Search code examples
perlarchivetarbzip2archive-tar

How to add complete tree structure into a .tar.bz2 file with Perl?


I am looking to compress a lot of data spread across loads of sub-directories into an archive. I cannot simply use built-in tar functions because I need my Perl script to work in a Windows as well as a Linux environment. I have found the Archive::Tar module but their documentation gives a warning:

Note that this method [create_archive()] does not write on the fly as it were; it still reads all the files into memory before writing out the archive. Consult the FAQ below if this is a problem.

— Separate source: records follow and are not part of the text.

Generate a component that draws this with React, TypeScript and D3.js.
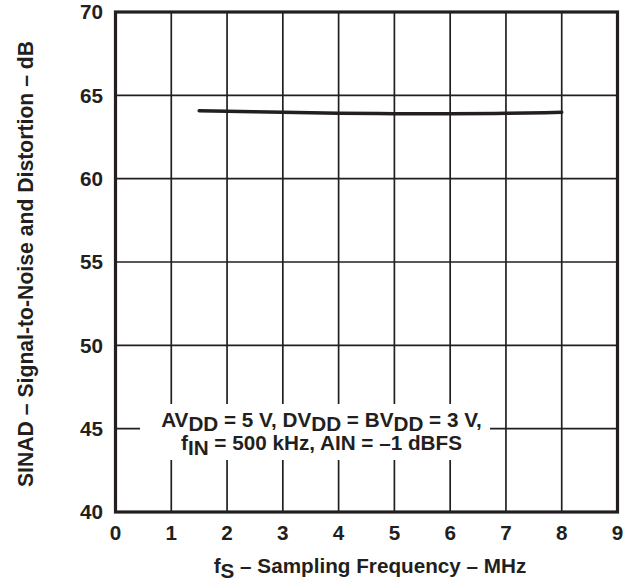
import React from "react";
import * as d3 from "d3";

const freqMHz = [1.5, 2, 3, 4, 5, 6, 7, 8];
const sinadDb = [64.08, 64.05, 63.98, 63.93, 63.9, 63.89, 63.92, 63.98];
const xTicks = [0, 1, 2, 3, 4, 5, 6, 7, 8, 9];
const yTicks = [40, 45, 50, 55, 60, 65, 70];

const W = 628;
const H = 583;
const M = { left: 115.5, right: 10.5, top: 12, bottom: 71 };

export default function App() {
  const x = d3.scaleLinear().domain([0, 9]).range([M.left, W - M.right]);
  const y = d3.scaleLinear().domain([40, 70]).range([H - M.bottom, M.top]);
  const line = d3
    .line<number>()
    .x((_, i) => x(freqMHz[i]))
    .y((d) => y(d))
    .curve(d3.curveMonotoneX);
  const font = "'Liberation Sans', Arial, sans-serif";
  const ink = "#231f20";
  const boxX0 = 140, boxX1 = 490, boxY0 = 404, boxY1 = 460;
  const fs = 20.7;
  return (
    <svg
      width={W}
      height={H}
      style={{ position: "absolute", left: 0, top: 0, background: "#fff" }}
      fontFamily={font}
      fontWeight="bold"
    >
      {xTicks.slice(1, -1).map((t) => (
        <line key={"vx" + t} x1={x(t)} x2={x(t)} y1={y(70)} y2={y(40)} stroke={ink} strokeWidth={1.7} />
      ))}
      {yTicks.slice(1, -1).map((t) => (
        <line key={"hy" + t} x1={x(0)} x2={x(9)} y1={y(t)} y2={y(t)} stroke={ink} strokeWidth={1.7} />
      ))}
      <rect x={boxX0} y={boxY0} width={boxX1 - boxX0} height={boxY1 - boxY0} fill="#fff" />
      <text x={321.5} y={426.7} textAnchor="middle" fontSize={fs} fill={ink}>
        AV<tspan dy={4.5}>DD</tspan><tspan dy={-4.5}> = 5 V, DV</tspan><tspan dy={4.5}>DD</tspan>
        <tspan dy={-4.5}> = BV</tspan><tspan dy={4.5}>DD</tspan><tspan dy={-4.5}> = 3 V,</tspan>
      </text>
      <text x={321.5} y={450} textAnchor="middle" fontSize={fs} fill={ink}>
        f<tspan dy={4.5}>IN</tspan><tspan dy={-4.5}> = 500 kHz, AIN = –1 dBFS</tspan>
      </text>
      <path d={line(sinadDb) || ""} fill="none" stroke={ink} strokeWidth={3.5} strokeLinecap="round" />
      <rect x={x(0)} y={y(70)} width={x(9) - x(0)} height={y(40) - y(70)} fill="none" stroke={ink} strokeWidth={3.2} />
      {yTicks.map((t) => (
        <text key={"yl" + t} x={103} y={y(t) + 7.3} textAnchor="end" fontSize={fs} fill={ink}>
          {t}
        </text>
      ))}
      {xTicks.map((t) => (
        <text key={"xl" + t} x={x(t)} y={540} textAnchor="middle" fontSize={fs} fill={ink}>
          {t}
        </text>
      ))}
      <text x={370} y={573} textAnchor="middle" fontSize={fs} fill={ink}>
        f<tspan dy={5}>S</tspan><tspan dy={-5}> – Sampling Frequency – MHz</tspan>
      </text>
      <text
        transform={`translate(33, ${(y(40) + y(70)) / 2 + 2}) rotate(-90)`}
        textAnchor="middle"
        fontSize={21.2}
        fill={ink}
      >
        SINAD – Signal-to-Noise and Distortion – dB
      </text>
    </svg>
  );
}
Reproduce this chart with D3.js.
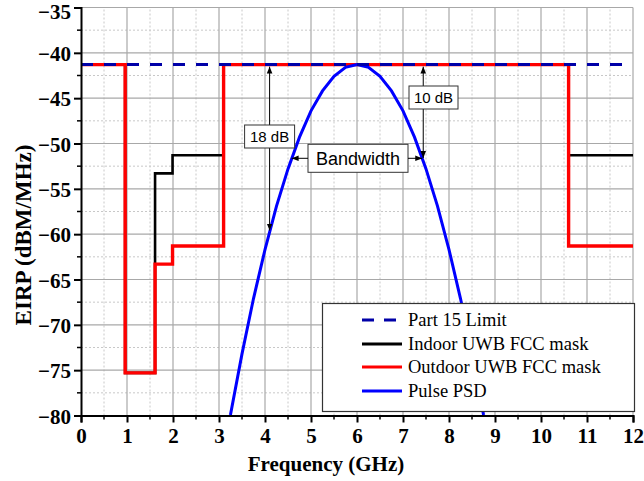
<!DOCTYPE html>
<html>
<head>
<meta charset="utf-8">
<script src="https://cdn.jsdelivr.net/npm/d3@7"></script>
<style>
  html, body { margin: 0; padding: 0; background: #fff; }
  svg { display: block; }
</style>
</head>
<body>
<svg id="chart" width="644" height="481"></svg>
<script>
// FCC UWB emission masks (frequency in GHz, EIRP in dBm/MHz), step corners
const part15Freq = [0, 12];
const part15Level = [-41.3, -41.3];

const indoorFreq  = [0, 0.96, 0.96, 1.61, 1.61, 1.99, 1.99, 3.1, 3.1, 10.6, 10.6, 12];
const indoorLevel = [-41.3, -41.3, -75.3, -75.3, -53.3, -53.3, -51.3, -51.3, -41.3, -41.3, -51.3, -51.3];

const outdoorFreq  = [0, 0.96, 0.96, 1.61, 1.61, 1.99, 1.99, 3.1, 3.1, 10.6, 10.6, 12];
const outdoorLevel = [-41.3, -41.3, -75.3, -75.3, -63.3, -63.3, -61.3, -61.3, -41.3, -41.3, -61.3, -61.3];

// Pulse power spectral density
const psdFreq  = [3.15, 3.25, 3.5, 3.75, 4.0, 4.25, 4.5, 4.75, 5.0, 5.25, 5.5, 5.75, 6.0,
                  6.25, 6.5, 6.75, 7.0, 7.25, 7.5, 7.75, 8.0, 8.25, 8.5, 8.75, 8.85];
const psdLevel = [-82.0, -79.9, -73.2, -67.1, -61.7, -56.9, -52.8, -49.3, -46.4, -44.2, -42.6, -41.6, -41.3,
                  -41.6, -42.6, -44.2, -46.4, -49.3, -52.8, -56.9, -61.7, -67.1, -73.2, -79.9, -82.0];

const xTicks = [0, 1, 2, 3, 4, 5, 6, 7, 8, 9, 10, 11, 12];
const yTicks = [-35, -40, -45, -50, -55, -60, -65, -70, -75, -80];

const legendLabels = ["Part 15 Limit", "Indoor UWB FCC mask", "Outdoor UWB FCC mask", "Pulse PSD"];

// Annotation values
const peakLevel = -41.3;
const bwLowFreq = 4.6, bwHighFreq = 7.44, bwLevel = -51.6;
const drop18Freq = 4.1, drop18Level = -59.6;

const svg = d3.select("#chart");
const margin = { left: 81, right: 11, top: 7.5, bottom: 65.5 };
const W = 644, H = 481;
const x = d3.scaleLinear().domain([0, 12]).range([margin.left, W - margin.right]);
const y = d3.scaleLinear().domain([-80, -35]).range([H - margin.bottom, margin.top]);

const serif = "'Liberation Serif', 'Times New Roman', serif";
const sans = "'Liberation Sans', Arial, sans-serif";

// defs: clip and arrow markers
const defs = svg.append("defs");
defs.append("clipPath").attr("id", "plotClip")
  .append("rect")
  .attr("x", x(0)).attr("y", y(-35))
  .attr("width", x(12) - x(0)).attr("height", y(-80) - y(-35));
defs.append("marker").attr("id", "arrow")
  .attr("viewBox", "0 0 10 10").attr("refX", 10).attr("refY", 5)
  .attr("markerWidth", 7).attr("markerHeight", 7)
  .attr("markerUnits", "userSpaceOnUse")
  .attr("orient", "auto-start-reverse")
  .append("path").attr("d", "M0,1 L10,5 L0,9 Z").attr("fill", "#000");

// grid
const grid = svg.append("g");
const minorX = d3.range(0.5, 12, 1);
const minorY = d3.range(-77.5, -35, 5);
grid.selectAll(".mx").data(minorX).join("line")
  .attr("x1", d => x(d)).attr("x2", d => x(d))
  .attr("y1", y(-80)).attr("y2", y(-35))
  .attr("stroke", "#c8c8c8").attr("stroke-width", 1).attr("stroke-dasharray", "2,2");
grid.selectAll(".my").data(minorY).join("line")
  .attr("x1", x(0)).attr("x2", x(12))
  .attr("y1", d => y(d)).attr("y2", d => y(d))
  .attr("stroke", "#c8c8c8").attr("stroke-width", 1).attr("stroke-dasharray", "2,2");
grid.selectAll(".gx").data(xTicks.slice(1)).join("line")
  .attr("x1", d => x(d)).attr("x2", d => x(d))
  .attr("y1", y(-80)).attr("y2", y(-35))
  .attr("stroke", "#a8a8a8").attr("stroke-width", 1.2);
grid.selectAll(".gy").data(yTicks.slice(0, -1)).join("line")
  .attr("x1", x(0)).attr("x2", x(12))
  .attr("y1", d => y(d)).attr("y2", d => y(d))
  .attr("stroke", "#a8a8a8").attr("stroke-width", 1.2);

// series
const plot = svg.append("g").attr("clip-path", "url(#plotClip)");
const line = (xs, ys) => d3.line().x((d, i) => x(xs[i])).y((d, i) => y(ys[i]))(xs);

plot.append("path").attr("d", line(indoorFreq, indoorLevel))
  .attr("fill", "none").attr("stroke", "#000").attr("stroke-width", 2.6);
plot.append("path").attr("d", line(outdoorFreq, outdoorLevel))
  .attr("fill", "none").attr("stroke", "#ff0000").attr("stroke-width", 3.4);
plot.append("path").attr("d", line(psdFreq, psdLevel))
  .attr("fill", "none").attr("stroke", "#0000ff").attr("stroke-width", 3);
plot.append("path").attr("d", line(part15Freq, part15Level))
  .attr("fill", "none").attr("stroke", "#0000a8").attr("stroke-width", 3)
  .attr("stroke-dasharray", "12,11");

// annotations
const ann = svg.append("g");
function arrowLine(x1, y1, x2, y2, both) {
  const l = ann.append("line").attr("x1", x1).attr("y1", y1).attr("x2", x2).attr("y2", y2)
    .attr("stroke", "#000").attr("stroke-width", 1)
    .attr("marker-end", "url(#arrow)");
  if (both) l.attr("marker-start", "url(#arrow)");
}
function labelBox(cx, cy, w, h, text, size) {
  ann.append("rect").attr("x", cx - w / 2).attr("y", cy - h / 2).attr("width", w).attr("height", h)
    .attr("fill", "#fff").attr("stroke", "#333").attr("stroke-width", 1);
  ann.append("text").attr("x", cx).attr("y", cy).attr("dy", "0.36em")
    .attr("text-anchor", "middle").attr("font-family", sans).attr("font-size", size)
    .attr("fill", "#000").text(text);
}
// 18 dB
arrowLine(x(drop18Freq), y(peakLevel) + 2, x(drop18Freq), y(drop18Level), true);
labelBox(x(drop18Freq), 136.5, 50, 23, "18 dB", 15);
// 10 dB
arrowLine(x(bwHighFreq), y(peakLevel) + 2, x(bwHighFreq), y(bwLevel), true);
labelBox(433.5, 97.5, 49, 23, "10 dB", 15);
// Bandwidth
labelBox(358, 158.3, 100, 28, "Bandwidth", 18);
arrowLine(308, 158.3, x(bwLowFreq) - 1, 158.3, false);
arrowLine(408, 158.3, x(bwHighFreq) - 1, 158.3, false);

// axes
const axisG = svg.append("g");
// minor ticks
axisG.selectAll(".mtx").data(minorX).join("line")
  .attr("x1", d => x(d)).attr("x2", d => x(d))
  .attr("y1", y(-80)).attr("y2", y(-80) + 4).attr("stroke", "#000").attr("stroke-width", 1.5);
axisG.selectAll(".mty").data(minorY).join("line")
  .attr("x1", x(0)).attr("x2", x(0) - 4)
  .attr("y1", d => y(d)).attr("y2", d => y(d)).attr("stroke", "#000").attr("stroke-width", 1.5);

const xAxis = axisG.append("g").attr("transform", `translate(0,${y(-80)})`)
  .call(d3.axisBottom(x).tickValues(xTicks).tickFormat(d3.format("d")).tickSizeOuter(0).tickSize(7).tickPadding(6));
const yAxis = axisG.append("g").attr("transform", `translate(${x(0)},0)`)
  .call(d3.axisLeft(y).tickValues(yTicks).tickFormat(d3.format("d")).tickSizeOuter(0).tickSize(7).tickPadding(3));
[xAxis, yAxis].forEach(a => {
  a.select(".domain").attr("stroke", "#000").attr("stroke-width", 2);
  a.selectAll(".tick line").attr("stroke", "#000").attr("stroke-width", 2);
  a.selectAll(".tick text").attr("font-family", serif).attr("font-weight", "bold")
    .attr("font-size", 21).attr("fill", "#000");
});
yAxis.selectAll(".tick text").attr("dy", d => d === -35 ? "0.5em" : "0.36em");

// axis titles
svg.append("text").attr("x", 326).attr("y", 471)
  .attr("text-anchor", "middle").attr("font-family", serif).attr("font-weight", "bold")
  .attr("font-size", 21).text("Frequency (GHz)");
svg.append("text").attr("transform", `translate(31,235) rotate(-90)`)
  .attr("text-anchor", "middle").attr("font-family", serif).attr("font-weight", "bold")
  .attr("font-size", 23).text("EIRP (dBM/MHz)");

// legend
const lg = svg.append("g");
lg.append("rect").attr("x", 322.5).attr("y", 303.5).attr("width", 312).attr("height", 108)
  .attr("fill", "#fff").attr("stroke", "#333").attr("stroke-width", 1.2);
const legendStyles = [
  { color: "#0000a8", dash: "12,10" },
  { color: "#000000", dash: null },
  { color: "#ff0000", dash: null },
  { color: "#0000ff", dash: null }
];
const rowY = [320, 344, 367, 391];
legendLabels.forEach((lab, i) => {
  const l = lg.append("line").attr("x1", 362).attr("x2", 402).attr("y1", rowY[i]).attr("y2", rowY[i])
    .attr("stroke", legendStyles[i].color).attr("stroke-width", 3);
  if (legendStyles[i].dash) l.attr("stroke-dasharray", legendStyles[i].dash);
  lg.append("text").attr("x", 408).attr("y", rowY[i]).attr("dy", "0.35em")
    .attr("font-family", serif).attr("font-size", 18.5).attr("fill", "#000").text(lab);
});
</script>
</body>
</html>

Because of the sheer size of my data, I want to write 'on the fly'. But I cannot find useful information in the FAQ about writing files. They suggest to use the iterator iter():

Returns an iterator function that reads the tar file without loading it all in memory. Each time the function is called it will return the next file in the tarball.

my $next = Archive::Tar->iter( "example.tar.gz", 1, {filter => qr/\.pm$/} );
while( my $f = $next->() ) {
    print $f->name, "\n";
    $f->extract or warn "Extraction failed";
    # ....
}

But this only discusses the reading of files, not the writing of the compressed archive. So my question is, how can I take a directory $dir and recursively add it to an archive archive.tar.bz2 with bzip2 compression in a memory-friendly manner, i.e. without first loading the whole tree in memory?

I tried to build my own script with the suggestions in the comments using Archive::Tar::Streamed and IO::Compress::Bzip2, but to no avail.

use strict;
use warnings;

use Archive::Tar::Streamed;
use File::Spec qw(catfile);
use IO::Compress::Bzip2 qw(bzip2 $Bzip2Error);

my ($in_d, $out_tar, $out_bz2) = @ARGV;

open(my $out_fh,'>', $out_tar) or die "Couldn't create archive";
binmode $out_fh;

my $tar = Archive::Tar::Streamed->new($out_fh);

opendir(my $in_dh, $in_d) or die "Could not opendir '$in_d': $!";
while (my $in_f = readdir $in_dh) {
  next unless ($in_f =~ /\.xml$/);
  print STDOUT "Processing $in_f\r";
  $in_f = File::Spec->catfile($in_d, $in_f);
  $tar->add($in_f);
}

print STDOUT "\nBzip'ing $out_tar\r";

 bzip2 $out_tar => $out_bz2
    or die "Bzip2 failed: $Bzip2Error\n";

Very quickly, my system runs out of memory. I have 32GB available in my current system, but it gets flooded almost immediately. Some files in the directory I am trying to add to the archive exceed 32GB.

Memory exceeded

So I wonder if even in the Streamed class each file has to be read in memory completely before being added to the archive? I assumed the files themselves would be streamed in buffers to the archive, but perhaps it's simply that instead of first saving ALL files in memory, Streamed allows to only need one file in memory completely, and then adding that to the archive, one by one?


Solution

  • Unfortunately, what you want is not possible in Perl:

    I agree, it would be nice if this module could write the files in chunks and then rewrite the headers afterwards (to maintain the relationship of Archive::Tar doing the writing). You could maybe walk the archive backwards knowing you split the file into N entries, remove the extra headers, and update the first header with the sum of their sizes.

    At the moment the only options are: use Archive::Tar::File, split the data into manageable sizes outside of perl, or use the tar command directly (to use it from perl, there's a nice wrapper on CPAN: Archive::Tar::Wrapper).

    I don't think we'll ever have a truly non-memory-resident tar implementation in Perl based on Archive::Tar. To be honest, Archive::Tar itself needs to be rewritten or succeeded by something else.